**Written exercise:**
Output solely the number of lines containing the string "this".

**Data to use:**

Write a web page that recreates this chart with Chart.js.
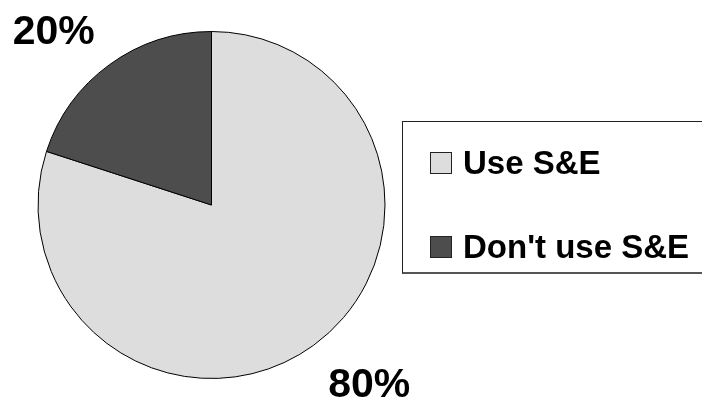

...

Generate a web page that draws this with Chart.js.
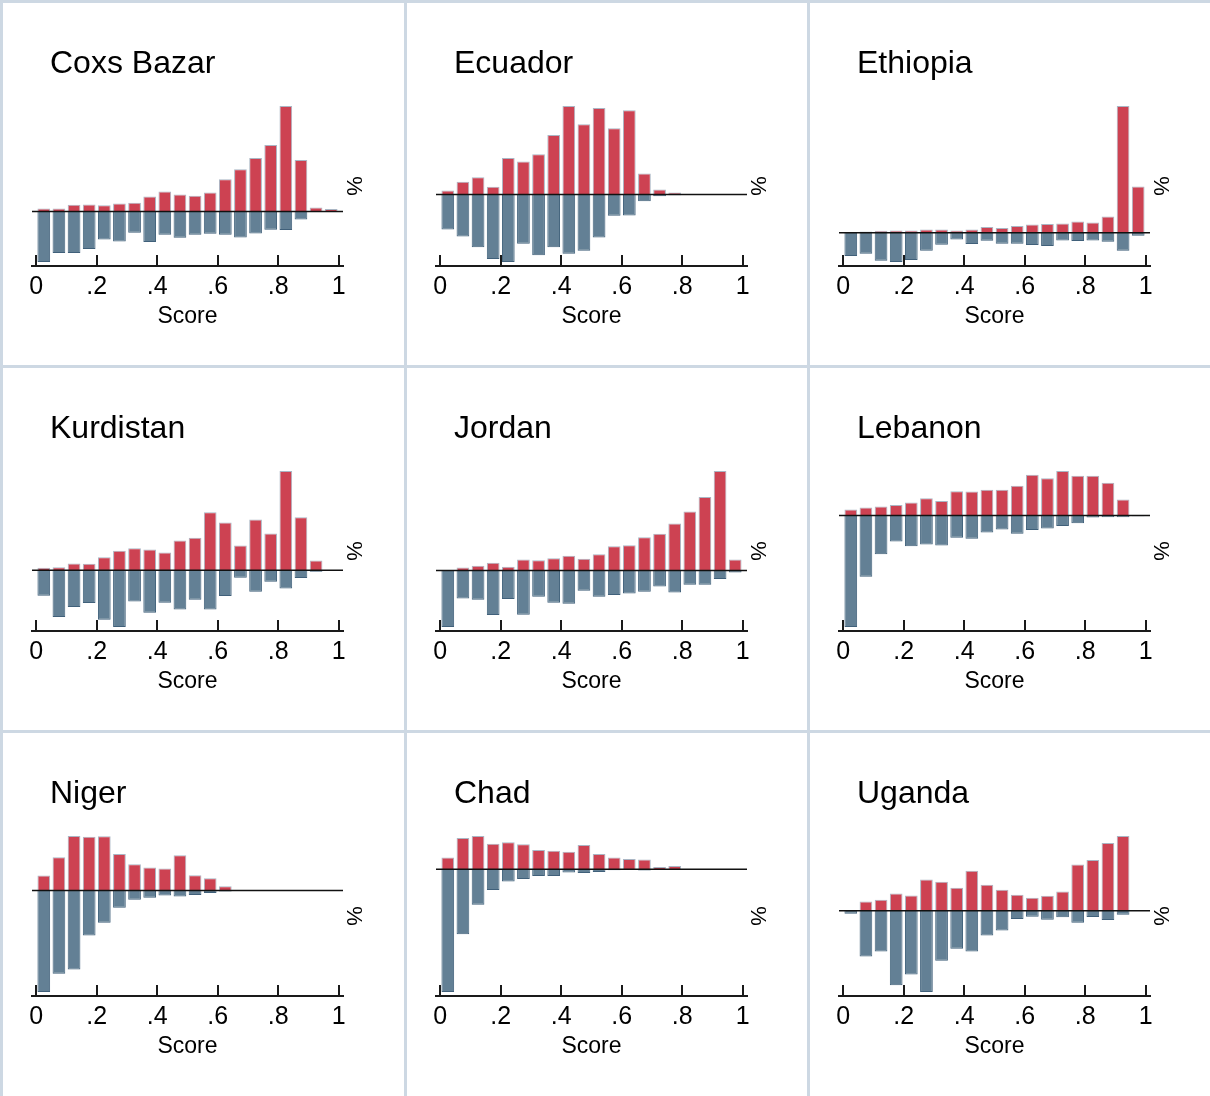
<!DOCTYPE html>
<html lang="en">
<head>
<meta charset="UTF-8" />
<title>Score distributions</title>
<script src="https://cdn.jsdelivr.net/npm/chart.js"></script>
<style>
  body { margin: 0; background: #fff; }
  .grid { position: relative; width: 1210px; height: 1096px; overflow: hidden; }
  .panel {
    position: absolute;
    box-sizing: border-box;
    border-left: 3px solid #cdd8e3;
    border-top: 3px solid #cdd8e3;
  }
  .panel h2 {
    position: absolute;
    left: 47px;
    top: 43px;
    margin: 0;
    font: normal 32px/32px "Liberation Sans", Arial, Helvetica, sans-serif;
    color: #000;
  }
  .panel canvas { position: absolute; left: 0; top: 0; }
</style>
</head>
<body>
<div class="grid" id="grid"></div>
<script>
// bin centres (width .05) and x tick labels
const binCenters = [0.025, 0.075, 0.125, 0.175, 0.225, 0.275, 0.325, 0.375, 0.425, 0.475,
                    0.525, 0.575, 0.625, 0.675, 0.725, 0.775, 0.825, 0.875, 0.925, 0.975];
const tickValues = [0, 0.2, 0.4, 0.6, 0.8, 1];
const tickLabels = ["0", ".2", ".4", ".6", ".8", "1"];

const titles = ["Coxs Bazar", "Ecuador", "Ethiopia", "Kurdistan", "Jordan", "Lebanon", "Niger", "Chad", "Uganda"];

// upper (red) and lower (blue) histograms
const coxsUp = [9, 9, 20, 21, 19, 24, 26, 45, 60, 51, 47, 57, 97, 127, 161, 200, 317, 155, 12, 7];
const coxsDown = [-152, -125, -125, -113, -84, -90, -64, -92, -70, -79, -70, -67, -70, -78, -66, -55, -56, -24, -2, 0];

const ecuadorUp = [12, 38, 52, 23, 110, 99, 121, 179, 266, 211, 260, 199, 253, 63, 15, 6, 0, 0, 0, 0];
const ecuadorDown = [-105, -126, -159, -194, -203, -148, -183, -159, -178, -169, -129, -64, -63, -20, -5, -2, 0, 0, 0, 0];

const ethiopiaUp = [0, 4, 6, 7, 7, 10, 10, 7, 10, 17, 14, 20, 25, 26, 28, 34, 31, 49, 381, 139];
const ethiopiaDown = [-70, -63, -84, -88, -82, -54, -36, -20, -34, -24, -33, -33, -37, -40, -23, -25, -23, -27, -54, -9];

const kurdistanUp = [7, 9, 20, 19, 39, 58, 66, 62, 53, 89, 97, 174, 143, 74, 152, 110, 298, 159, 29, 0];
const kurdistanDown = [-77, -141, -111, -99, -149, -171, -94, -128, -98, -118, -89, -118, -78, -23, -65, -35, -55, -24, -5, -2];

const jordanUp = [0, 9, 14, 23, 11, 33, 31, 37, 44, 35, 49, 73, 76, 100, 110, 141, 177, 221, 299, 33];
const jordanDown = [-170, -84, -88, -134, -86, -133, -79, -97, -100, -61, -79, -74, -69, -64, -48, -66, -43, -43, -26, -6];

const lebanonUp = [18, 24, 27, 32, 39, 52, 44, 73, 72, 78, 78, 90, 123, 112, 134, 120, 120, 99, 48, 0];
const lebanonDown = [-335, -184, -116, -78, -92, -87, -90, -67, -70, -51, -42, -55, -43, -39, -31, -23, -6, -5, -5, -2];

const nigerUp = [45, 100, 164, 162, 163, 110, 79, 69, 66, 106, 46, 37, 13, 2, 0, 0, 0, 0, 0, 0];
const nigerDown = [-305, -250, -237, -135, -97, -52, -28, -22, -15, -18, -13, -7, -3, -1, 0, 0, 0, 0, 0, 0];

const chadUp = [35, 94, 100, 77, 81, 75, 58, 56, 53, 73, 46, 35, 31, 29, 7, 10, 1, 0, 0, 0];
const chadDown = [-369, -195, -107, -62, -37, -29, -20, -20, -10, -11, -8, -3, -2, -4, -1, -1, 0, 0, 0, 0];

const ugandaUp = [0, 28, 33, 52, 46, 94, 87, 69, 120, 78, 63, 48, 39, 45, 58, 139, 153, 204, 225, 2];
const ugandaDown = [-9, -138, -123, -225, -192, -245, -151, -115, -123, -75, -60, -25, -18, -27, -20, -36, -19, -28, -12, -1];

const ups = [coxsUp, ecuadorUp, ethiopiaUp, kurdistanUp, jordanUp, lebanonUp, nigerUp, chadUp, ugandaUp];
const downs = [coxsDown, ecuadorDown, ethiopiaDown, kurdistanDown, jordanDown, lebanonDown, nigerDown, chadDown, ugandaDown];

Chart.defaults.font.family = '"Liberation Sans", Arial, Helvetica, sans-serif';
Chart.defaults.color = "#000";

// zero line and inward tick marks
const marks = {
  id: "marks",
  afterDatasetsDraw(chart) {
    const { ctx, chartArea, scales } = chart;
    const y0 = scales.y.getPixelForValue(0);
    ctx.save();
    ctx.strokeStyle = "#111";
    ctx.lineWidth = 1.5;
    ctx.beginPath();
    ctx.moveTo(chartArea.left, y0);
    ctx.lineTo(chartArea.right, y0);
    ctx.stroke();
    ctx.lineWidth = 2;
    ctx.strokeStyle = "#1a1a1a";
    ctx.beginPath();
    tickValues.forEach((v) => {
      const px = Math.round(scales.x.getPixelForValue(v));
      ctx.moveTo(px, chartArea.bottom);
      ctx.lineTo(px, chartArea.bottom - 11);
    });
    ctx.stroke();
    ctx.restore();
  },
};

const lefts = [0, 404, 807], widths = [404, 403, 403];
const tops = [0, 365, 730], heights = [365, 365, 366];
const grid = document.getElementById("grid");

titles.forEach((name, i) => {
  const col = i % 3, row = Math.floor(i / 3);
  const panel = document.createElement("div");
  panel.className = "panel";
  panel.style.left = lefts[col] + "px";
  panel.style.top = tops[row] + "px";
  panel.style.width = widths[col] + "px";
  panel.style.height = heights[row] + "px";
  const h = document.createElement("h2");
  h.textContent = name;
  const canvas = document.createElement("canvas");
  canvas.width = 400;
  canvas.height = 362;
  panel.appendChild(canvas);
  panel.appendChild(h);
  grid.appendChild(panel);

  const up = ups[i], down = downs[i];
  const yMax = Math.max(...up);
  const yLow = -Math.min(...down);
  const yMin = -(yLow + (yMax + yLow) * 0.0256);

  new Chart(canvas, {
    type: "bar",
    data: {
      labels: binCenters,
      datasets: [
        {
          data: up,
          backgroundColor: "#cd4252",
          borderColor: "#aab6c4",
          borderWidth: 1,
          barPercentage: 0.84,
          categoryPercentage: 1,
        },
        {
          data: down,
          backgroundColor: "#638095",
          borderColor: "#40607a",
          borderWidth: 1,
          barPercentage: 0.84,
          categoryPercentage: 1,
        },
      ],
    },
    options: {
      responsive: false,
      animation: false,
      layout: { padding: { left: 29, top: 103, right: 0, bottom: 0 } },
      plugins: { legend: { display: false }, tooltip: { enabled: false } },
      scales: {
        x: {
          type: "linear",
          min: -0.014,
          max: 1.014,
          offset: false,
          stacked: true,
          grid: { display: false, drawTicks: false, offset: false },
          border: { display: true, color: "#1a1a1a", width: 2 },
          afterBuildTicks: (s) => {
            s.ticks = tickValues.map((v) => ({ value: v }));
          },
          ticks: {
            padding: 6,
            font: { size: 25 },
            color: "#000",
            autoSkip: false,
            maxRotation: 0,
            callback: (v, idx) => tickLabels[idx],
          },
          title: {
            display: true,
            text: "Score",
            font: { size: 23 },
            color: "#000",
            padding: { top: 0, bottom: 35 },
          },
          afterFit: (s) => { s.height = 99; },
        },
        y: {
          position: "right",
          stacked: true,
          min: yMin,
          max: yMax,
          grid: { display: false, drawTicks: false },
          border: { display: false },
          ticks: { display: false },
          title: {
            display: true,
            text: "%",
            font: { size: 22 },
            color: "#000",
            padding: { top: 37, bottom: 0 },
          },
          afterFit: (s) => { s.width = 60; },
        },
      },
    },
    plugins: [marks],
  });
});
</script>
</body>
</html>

**Answer to the problem:**
2